Hass und Ablehnung - dann der Nobelpreis
Auch in Deutschland war das Echo ablehnend, umso mehr, als der Zeitungsartikel den „preussischen Imperialismus“ scharf angegriffen hatte. Einer von Rollands wenigen verbliebenen Freunden, Stefan Zweig, schreibt in seinen Memoiren „Die Welt von Gestern“: „Über Nacht war Rolland von seinen ältesten Freunden boykottiert, die Buchhändler wagten den ‚Jean-Christophe‘ nicht mehr in die Auslagen zu stellen, die Militärbehörden, die den Hass brauchten zur Stimulierug der Soldaten, erwogen bereits Massnahmen gegen ihn...“ Romain Rolland fühlte sich einsam und verlassen. „Ich fühle den Hass“, notierte er im Tagebuch, "der sich in Frankreich gegen mich erhebt. Dabei habe ich nichts anderes getan, als humane Worte zu äussern und eine gemässigte Haltung ohne Lärm und Hass zu vertreten.“
An seiner Haltung, sich „über das Getümmel“ zu stellen, statt Hass zu predigen, hielt Romain Rolland in weiteren Zeitungsartikeln, die im nächsten Jahr in einer Broschüre gesammelt wurden, fest. Teile dieser Artikel wurden in verschiedene Sprachen übersetzt und trotz Zensurmassnahmen auch in Frankreich verbreitet. Obwohl von der kleinen Minderheit von Pazifisten bewundert, war Rolland selbst kein radikaler Pazifist. Aus seinen Artikeln geht hervor, dass er die Hauptschuld am Kriegsausbruch beim Deutschen Reich sah und sich den Sieg der westlichen Alliierten wünschte.

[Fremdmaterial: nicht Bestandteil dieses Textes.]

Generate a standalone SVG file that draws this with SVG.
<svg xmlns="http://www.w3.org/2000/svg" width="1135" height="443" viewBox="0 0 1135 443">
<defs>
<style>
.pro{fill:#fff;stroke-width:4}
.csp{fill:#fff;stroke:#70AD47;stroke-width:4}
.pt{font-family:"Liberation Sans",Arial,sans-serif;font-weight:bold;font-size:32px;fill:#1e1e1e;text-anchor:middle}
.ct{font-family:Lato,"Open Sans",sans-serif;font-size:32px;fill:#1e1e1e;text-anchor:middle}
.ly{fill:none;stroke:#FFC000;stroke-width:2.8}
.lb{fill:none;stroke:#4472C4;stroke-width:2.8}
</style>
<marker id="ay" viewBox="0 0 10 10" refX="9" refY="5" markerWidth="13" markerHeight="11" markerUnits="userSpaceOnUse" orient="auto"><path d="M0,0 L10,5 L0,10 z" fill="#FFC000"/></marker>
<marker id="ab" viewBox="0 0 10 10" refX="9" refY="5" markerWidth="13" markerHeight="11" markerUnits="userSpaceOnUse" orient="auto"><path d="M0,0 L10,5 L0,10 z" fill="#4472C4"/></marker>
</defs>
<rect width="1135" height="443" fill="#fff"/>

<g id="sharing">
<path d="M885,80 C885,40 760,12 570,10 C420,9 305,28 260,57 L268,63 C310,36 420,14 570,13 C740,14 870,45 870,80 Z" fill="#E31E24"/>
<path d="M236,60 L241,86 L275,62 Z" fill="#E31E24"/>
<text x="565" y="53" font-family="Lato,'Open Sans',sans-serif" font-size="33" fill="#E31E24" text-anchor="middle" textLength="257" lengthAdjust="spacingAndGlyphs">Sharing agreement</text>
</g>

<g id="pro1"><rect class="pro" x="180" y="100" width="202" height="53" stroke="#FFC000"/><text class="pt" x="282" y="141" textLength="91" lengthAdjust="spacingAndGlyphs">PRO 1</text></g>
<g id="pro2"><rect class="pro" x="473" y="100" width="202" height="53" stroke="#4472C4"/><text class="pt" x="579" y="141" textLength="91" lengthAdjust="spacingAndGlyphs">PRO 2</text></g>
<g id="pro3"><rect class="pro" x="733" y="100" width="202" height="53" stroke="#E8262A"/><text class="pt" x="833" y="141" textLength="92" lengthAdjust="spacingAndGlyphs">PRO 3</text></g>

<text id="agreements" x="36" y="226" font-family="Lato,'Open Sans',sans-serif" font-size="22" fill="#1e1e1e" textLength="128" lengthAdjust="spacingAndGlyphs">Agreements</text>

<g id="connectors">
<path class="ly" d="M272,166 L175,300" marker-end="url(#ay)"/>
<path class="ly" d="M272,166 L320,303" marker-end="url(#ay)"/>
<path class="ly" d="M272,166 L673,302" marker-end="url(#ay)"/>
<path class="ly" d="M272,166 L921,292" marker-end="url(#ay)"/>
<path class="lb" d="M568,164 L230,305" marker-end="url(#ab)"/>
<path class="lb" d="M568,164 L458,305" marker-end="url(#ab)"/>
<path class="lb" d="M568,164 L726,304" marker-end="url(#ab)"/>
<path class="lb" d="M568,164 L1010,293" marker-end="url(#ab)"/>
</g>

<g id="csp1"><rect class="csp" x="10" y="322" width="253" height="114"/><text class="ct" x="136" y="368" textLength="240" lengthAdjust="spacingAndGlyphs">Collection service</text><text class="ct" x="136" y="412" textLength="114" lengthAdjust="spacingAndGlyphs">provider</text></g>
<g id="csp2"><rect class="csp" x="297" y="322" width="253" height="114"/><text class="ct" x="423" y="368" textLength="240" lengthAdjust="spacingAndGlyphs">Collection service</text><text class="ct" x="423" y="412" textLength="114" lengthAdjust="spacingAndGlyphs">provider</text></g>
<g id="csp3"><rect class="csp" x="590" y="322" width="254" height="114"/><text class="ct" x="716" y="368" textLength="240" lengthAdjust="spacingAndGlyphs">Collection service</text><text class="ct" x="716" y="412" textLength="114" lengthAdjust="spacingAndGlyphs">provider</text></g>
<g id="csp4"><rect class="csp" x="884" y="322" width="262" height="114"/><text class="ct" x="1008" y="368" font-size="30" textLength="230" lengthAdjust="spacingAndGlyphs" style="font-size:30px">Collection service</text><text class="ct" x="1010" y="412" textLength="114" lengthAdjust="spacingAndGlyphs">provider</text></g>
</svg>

Die Kritik am Schriftsteller ging erst dann allmählich zurück, als Romain Rolland im Jahre 1915 der Nobelpreis zuerkannt wurde und die anfängliche Kriegsbegeisterung der Kriegsmüdigkeit wich.
Als Kommunismus-Sympathisant gegen den Hitler-Stalin-Pakt
Während des Krieges und in der Zwischenkriegszeit lebte Romain Rolland in der Schweiz. Er war zur international geachteten Persönlichkeit geworden. Politisch näherte er sich dem Kommunismus und besuchte 1935 die Sowjetunion. Gemeinsam mit Henri Barbusse rief er, als sich in Deutschland Unheil anbahnte, zu einem Antikriegskongress auf, der 1932 in Amsterdam stattfand. Im Alter liess er sich in einem „haut lieu“ der französischen Kulturgeschichte, in Vézelay, nieder und schrieb Biografien über Mahatma Gandhi und Beethoven.
Hitler-Deutschland erkannte er frühzeitig als die Bedrohung, die es war, und enttäuschte seine pazifistischen wie kommunistischen Freunde, als er das Münchner Abkommen von 1938 ebenso entschieden ablehnte wie den Hitler-Stalin-Pakt im selben Jahr. Über all die Jahre hin verfolgte er aufmerksam das Zeitgeschehen und führte ein Tagebuch – ein hoch interessantes Zeitdokument. Darin lässt sich unter dem 2. Januar 1944 etwa lesen: „Hitlers Deutschland betreibt mit kalter Grausamkeit die totale Zerstörung zweier Völker: des jüdischen und des deutschen Volkes.“ Wie merkwürdig, dass man in dem kleinen burgundischen Dorf mit seiner grossen Kathederale wissen konnte, was vielen politischen Kommentatoren verborgen blieb.
Romain Rolland erlebte die Befreiung seines Landes von deutscher Fremdherschafft noch, nicht aber das Ende des Krieges. Er verstarb am 30. Dezember 1944 in Vézelay. Eine Sammlung seiner Artikel wurde 1946 unter dem Titel „Der freie Geist“ ins Deutsche übersetzt. Eine französische Neuauflage erschien kürzlich im Verlag Payot.